YOUR TASK.
Write the material out again exactly.

RAW DATA.
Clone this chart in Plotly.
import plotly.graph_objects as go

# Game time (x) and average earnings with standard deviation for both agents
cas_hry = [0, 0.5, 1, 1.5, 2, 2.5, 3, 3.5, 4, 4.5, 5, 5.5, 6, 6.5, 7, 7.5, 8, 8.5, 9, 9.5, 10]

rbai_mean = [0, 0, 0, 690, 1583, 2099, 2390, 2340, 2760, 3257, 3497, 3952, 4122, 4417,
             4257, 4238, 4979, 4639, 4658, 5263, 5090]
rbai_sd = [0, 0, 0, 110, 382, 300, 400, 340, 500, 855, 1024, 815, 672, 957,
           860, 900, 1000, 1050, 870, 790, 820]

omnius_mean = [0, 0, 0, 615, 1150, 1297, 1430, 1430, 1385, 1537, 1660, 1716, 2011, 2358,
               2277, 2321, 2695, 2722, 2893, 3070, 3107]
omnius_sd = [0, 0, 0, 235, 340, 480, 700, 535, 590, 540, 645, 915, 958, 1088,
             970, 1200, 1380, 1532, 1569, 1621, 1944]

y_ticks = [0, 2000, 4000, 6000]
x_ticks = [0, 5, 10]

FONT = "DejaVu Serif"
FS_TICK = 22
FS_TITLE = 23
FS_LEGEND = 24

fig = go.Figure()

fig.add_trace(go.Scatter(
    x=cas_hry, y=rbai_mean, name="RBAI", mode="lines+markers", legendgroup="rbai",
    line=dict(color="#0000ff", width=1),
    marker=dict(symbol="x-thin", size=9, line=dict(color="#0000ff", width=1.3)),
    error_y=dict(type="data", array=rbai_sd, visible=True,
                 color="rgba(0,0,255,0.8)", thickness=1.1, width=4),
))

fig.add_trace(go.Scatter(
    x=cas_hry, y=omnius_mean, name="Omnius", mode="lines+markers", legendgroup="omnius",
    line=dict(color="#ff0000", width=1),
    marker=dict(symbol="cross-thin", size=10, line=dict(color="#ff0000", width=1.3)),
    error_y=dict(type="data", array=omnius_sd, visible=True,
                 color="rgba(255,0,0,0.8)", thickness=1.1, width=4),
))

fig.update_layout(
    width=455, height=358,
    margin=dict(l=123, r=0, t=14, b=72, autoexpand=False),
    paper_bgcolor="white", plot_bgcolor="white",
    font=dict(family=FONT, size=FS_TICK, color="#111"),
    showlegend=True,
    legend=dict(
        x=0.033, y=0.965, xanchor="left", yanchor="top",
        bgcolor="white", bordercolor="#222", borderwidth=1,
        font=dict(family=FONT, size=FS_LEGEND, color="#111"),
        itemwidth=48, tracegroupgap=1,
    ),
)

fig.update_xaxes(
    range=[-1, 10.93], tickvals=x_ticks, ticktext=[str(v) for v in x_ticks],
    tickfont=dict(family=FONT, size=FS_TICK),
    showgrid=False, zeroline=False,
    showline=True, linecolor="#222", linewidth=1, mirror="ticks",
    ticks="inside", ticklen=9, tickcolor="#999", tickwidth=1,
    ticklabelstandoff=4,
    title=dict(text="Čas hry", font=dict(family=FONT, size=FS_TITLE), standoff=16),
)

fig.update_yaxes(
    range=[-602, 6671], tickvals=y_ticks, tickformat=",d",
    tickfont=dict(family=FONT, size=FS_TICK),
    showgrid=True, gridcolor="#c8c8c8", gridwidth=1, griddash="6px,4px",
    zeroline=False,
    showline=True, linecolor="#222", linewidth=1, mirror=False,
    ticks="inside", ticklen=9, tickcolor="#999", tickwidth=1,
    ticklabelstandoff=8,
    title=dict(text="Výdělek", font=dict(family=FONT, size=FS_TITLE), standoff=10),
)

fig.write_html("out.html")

EXERCISE SOLUTION.
Clone this chart in Plotly.
import plotly.graph_objects as go

# Game time (x) and average earnings with standard deviation for both agents
cas_hry = [0, 0.5, 1, 1.5, 2, 2.5, 3, 3.5, 4, 4.5, 5, 5.5, 6, 6.5, 7, 7.5, 8, 8.5, 9, 9.5, 10]

rbai_mean = [0, 0, 0, 690, 1583, 2099, 2390, 2340, 2760, 3257, 3497, 3952, 4122, 4417,
             4257, 4238, 4979, 4639, 4658, 5263, 5090]
rbai_sd = [0, 0, 0, 110, 382, 300, 400, 340, 500, 855, 1024, 815, 672, 957,
           860, 900, 1000, 1050, 870, 790, 820]

omnius_mean = [0, 0, 0, 615, 1150, 1297, 1430, 1430, 1385, 1537, 1660, 1716, 2011, 2358,
               2277, 2321, 2695, 2722, 2893, 3070, 3107]
omnius_sd = [0, 0, 0, 235, 340, 480, 700, 535, 590, 540, 645, 915, 958, 1088,
             970, 1200, 1380, 1532, 1569, 1621, 1944]

y_ticks = [0, 2000, 4000, 6000]
x_ticks = [0, 5, 10]

FONT = "DejaVu Serif"
FS_TICK = 22
FS_TITLE = 23
FS_LEGEND = 24

fig = go.Figure()

fig.add_trace(go.Scatter(
    x=cas_hry, y=rbai_mean, name="RBAI", mode="lines+markers", legendgroup="rbai",
    line=dict(color="#0000ff", width=1),
    marker=dict(symbol="x-thin", size=9, line=dict(color="#0000ff", width=1.3)),
    error_y=dict(type="data", array=rbai_sd, visible=True,
                 color="rgba(0,0,255,0.8)", thickness=1.1, width=4),
))

fig.add_trace(go.Scatter(
    x=cas_hry, y=omnius_mean, name="Omnius", mode="lines+markers", legendgroup="omnius",
    line=dict(color="#ff0000", width=1),
    marker=dict(symbol="cross-thin", size=10, line=dict(color="#ff0000", width=1.3)),
    error_y=dict(type="data", array=omnius_sd, visible=True,
                 color="rgba(255,0,0,0.8)", thickness=1.1, width=4),
))

fig.update_layout(
    width=455, height=358,
    margin=dict(l=123, r=0, t=14, b=72, autoexpand=False),
    paper_bgcolor="white", plot_bgcolor="white",
    font=dict(family=FONT, size=FS_TICK, color="#111"),
    showlegend=True,
    legend=dict(
        x=0.033, y=0.965, xanchor="left", yanchor="top",
        bgcolor="white", bordercolor="#222", borderwidth=1,
        font=dict(family=FONT, size=FS_LEGEND, color="#111"),
        itemwidth=48, tracegroupgap=1,
    ),
)

fig.update_xaxes(
    range=[-1, 10.93], tickvals=x_ticks, ticktext=[str(v) for v in x_ticks],
    tickfont=dict(family=FONT, size=FS_TICK),
    showgrid=False, zeroline=False,
    showline=True, linecolor="#222", linewidth=1, mirror="ticks",
    ticks="inside", ticklen=9, tickcolor="#999", tickwidth=1,
    ticklabelstandoff=4,
    title=dict(text="Čas hry", font=dict(family=FONT, size=FS_TITLE), standoff=16),
)

fig.update_yaxes(
    range=[-602, 6671], tickvals=y_ticks, tickformat=",d",
    tickfont=dict(family=FONT, size=FS_TICK),
    showgrid=True, gridcolor="#c8c8c8", gridwidth=1, griddash="6px,4px",
    zeroline=False,
    showline=True, linecolor="#222", linewidth=1, mirror=False,
    ticks="inside", ticklen=9, tickcolor="#999", tickwidth=1,
    ticklabelstandoff=8,
    title=dict(text="Výdělek", font=dict(family=FONT, size=FS_TITLE), standoff=10),
)

fig.write_html("out.html")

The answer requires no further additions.